Le raccordement à l’eau courante reste un problème sur une île où les exploitations sont parfois peu accessibles et où l’autonomie en eau potable est fragile. « Il n’existe qu’un seul forage agricole, à Habwé, entre Combani et Kahani. » Un forage à proximité de l’exploitation de l’ancien président de la CAPAM, Dani Salim, et qui profite aux agriculteurs alentours. « Avec le service Aménagement-voirie du conseil départemental, nous travaillons pour commander d’autres forages. »
Mais surtout, ce sont les eaux de pluies qui sont visées, avec des systèmes de récupération qu’il faut urgemment mettre en place à Mayotte, évitant ainsi de puiser dans les réserves d’eau potable pour arroser des champs. « Il faut se doter de capacités de stockage des eaux de pluie, en cherchant les financements possibles et en ciblant les zones en besoin. » Certains se sont dotés de citernes souples, mais cela reste une solution individuelle.
Le raccordement électrique semble en meilleure voix, avec là encore des pistes de réflexion, qui prennent d’ailleurs un virage à 90° : « Nous ne misons plus sur l’électrification rurale, ça n’avance pas, pour nous orienter vers le photovoltaïque, facile d’installation. » Là encore, des financements « d’électricité verte » par l’Etat sont attendus. Le principal frein du photovoltaïque à Mayotte, c’est… le vol ! En raison de sa facilité de branchement.
Makis, loups et ours, même combat
Parmi les 4 points les plus problématique, le vol sur les exploitations figure d’ailleurs en bonne place, même si nous l’abordons en dernier. Mais il n’est pas répertorié. « Un agriculteur de Tsingoni discutait avec le capitaine de gendarmerie qui avait l’air de découvrir que des vols de production agricole étaient perpétrés. Nous nous sommes rendus compte que les agriculteurs ne déposaient pas plainte ! » Ils y sont invités donc.
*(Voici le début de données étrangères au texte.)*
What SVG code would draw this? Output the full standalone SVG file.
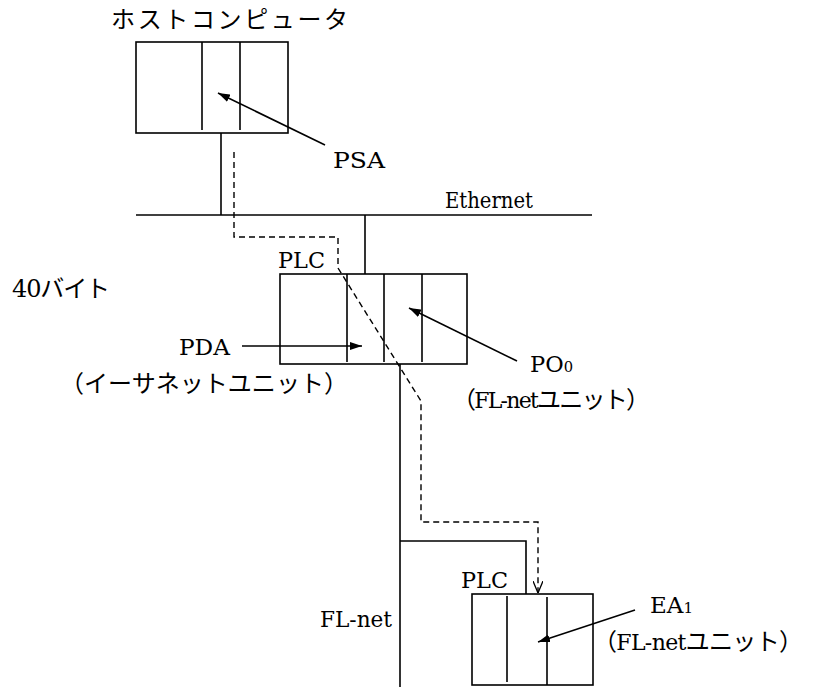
<svg xmlns="http://www.w3.org/2000/svg" width="813" height="687" viewBox="0 0 813 687">
<style>
.ln{fill:none;stroke:#000;stroke-width:1.6}
.dash{fill:none;stroke:#000;stroke-width:1.4;stroke-dasharray:6,4}
text{fill:#000}
.lat{font-family:"DejaVu Serif","Liberation Serif",serif;font-size:23px}
.jp{font-family:"Noto Sans CJK JP","DejaVu Serif",sans-serif;font-size:24px}
.ls{font-family:"DejaVu Serif","Liberation Serif",serif}
.sub{font-size:15px}
</style>
<defs>
<marker id="ah" viewBox="0 0 12 8" refX="12" refY="4" markerWidth="12" markerHeight="8" markerUnits="userSpaceOnUse" orient="auto">
<path d="M0,0 L12,4 L0,8 Z" fill="#000"/>
</marker>
<marker id="oh" viewBox="0 0 10 12" refX="5" refY="12" markerWidth="10" markerHeight="12" markerUnits="userSpaceOnUse" orient="0">
<path d="M0,0 L5,12 L10,0" fill="none" stroke="#000" stroke-width="1.3"/>
</marker>
</defs>
<rect width="813" height="687" fill="#fff"/>
<g id="connectors">
<line class="ln" x1="136" y1="215" x2="592" y2="215"/>
<line class="ln" x1="221" y1="133" x2="221" y2="215"/>
<line class="ln" x1="365" y1="215" x2="365" y2="274"/>
<line class="ln" x1="400" y1="364" x2="400" y2="687"/>
<polyline class="ln" points="400,541 526,541 526,594"/>
<path class="dash" d="M234,152 V237 H338 V268 L421,401 V522 H538 V593" marker-end="url(#oh)"/>
<line class="ln" x1="325" y1="145" x2="218" y2="93" marker-end="url(#ah)"/>
<line class="ln" x1="242" y1="346" x2="362" y2="346" marker-end="url(#ah)"/>
<line class="ln" x1="517" y1="361" x2="409" y2="308" marker-end="url(#ah)"/>
<line class="ln" x1="635" y1="610" x2="538" y2="642" marker-end="url(#ah)"/>
</g>
<g id="host">
<rect class="ln" x="136" y="42" width="152" height="91"/>
<line class="ln" x1="202" y1="42" x2="202" y2="130"/>
<line class="ln" x1="240" y1="42" x2="240" y2="130"/>
<text class="jp" x="111" y="28" textLength="237" lengthAdjust="spacing">ホストコンピュータ</text>
</g>
<g id="psa"><text class="lat" x="333" y="168" textLength="52" lengthAdjust="spacingAndGlyphs">PSA</text></g>
<g id="ethernet"><text class="lat" x="445" y="208" textLength="88" lengthAdjust="spacingAndGlyphs">Ethernet</text></g>
<g id="bytes"><text class="jp" x="12" y="297" textLength="98" lengthAdjust="spacing"><tspan class="ls">40</tspan>バイト</text></g>
<g id="plc1">
<rect class="ln" x="280" y="274" width="187" height="90"/>
<line class="ln" x1="347" y1="274" x2="347" y2="362"/>
<line class="ln" x1="384" y1="274" x2="384" y2="362"/>
<line class="ln" x1="422" y1="274" x2="422" y2="362"/>
<text class="lat" x="278" y="268" textLength="47" lengthAdjust="spacingAndGlyphs">PLC</text>
</g>
<g id="pda">
<text class="lat" x="179" y="355" textLength="51" lengthAdjust="spacingAndGlyphs">PDA</text>
<text class="jp" x="60" y="392" textLength="288" lengthAdjust="spacing">（イーサネットユニット）</text>
</g>
<g id="po0">
<text class="lat" x="530" y="372" textLength="43" lengthAdjust="spacingAndGlyphs">PO<tspan class="sub">0</tspan></text>
<text class="jp" x="452" y="408" textLength="198" lengthAdjust="spacing">（<tspan class="ls" font-size="22">FL-net</tspan>ユニット）</text>
</g>
<g id="flnet"><text class="lat" x="320" y="627" textLength="72" lengthAdjust="spacingAndGlyphs">FL-net</text></g>
<g id="plc2">
<rect class="ln" x="472" y="594" width="121" height="91"/>
<line class="ln" x1="507" y1="596" x2="507" y2="682"/>
<line class="ln" x1="547" y1="597" x2="547" y2="685"/>
<text class="lat" x="461" y="588" textLength="47" lengthAdjust="spacingAndGlyphs">PLC</text>
</g>
<g id="ea1">
<text class="lat" x="650" y="613" textLength="43" lengthAdjust="spacingAndGlyphs">EA<tspan class="sub">1</tspan></text>
<text class="jp" x="593" y="650" textLength="210" lengthAdjust="spacing">（<tspan class="ls" font-size="22">FL-net</tspan>ユニット）</text>
</g>
</svg>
La parade, c’est d’habiter sur l’exploitation, mais pas toujours facile de construire en zone agricole. « La DEAL nous a autorisé à 20m2, mais c’est juste une maisonnette de garde. Or, l’agriculteur doit pouvoir habiter avec sa famille à proximité de son exploitation. »
D’autres voleurs, à quatre pattes ceux-là, et aux yeux exorbités, sont également visés : « Le maki reste un animal protégé, nous demandons donc à être indemnisés pour les saccages qu’ils commettent. » Même combat à 10.000 km de là, des bergers des Pyrénées contre l’ours, et ceux des Alpes contre le loup… Les makis de Mayotte, dont le nombre a été divisé par deux en 40 ans, risquent de suivre le même destin « L’indemnisation et la prise en charge des makis, c’est le problème de nos parlementaires, d’ailleurs le sénateur Thani et la députée Ramlati se sont rendus sur nos exploitations. »
Une fois les activités recensées, chaque agriculteur recevra un Carnet d’Analyse, de Suivi et d’Accompagnement, « le CASA, c’est une sorte de passeport que l’agriculteur aura sur lui et qu’il devra faire remplir par les techniciens qu’il sera amené à consulter, soit aux services fonciers, soit à la CAPAM, sur les aides d’Etat ou européennes. »
Un livret qui retracera l’historique de la santé de son exploitation. Enfin, des permanences d’information sont mises en place dans certaines communes, un technicien est d’ailleurs détaché pour la zone Koungou-Bandrélé.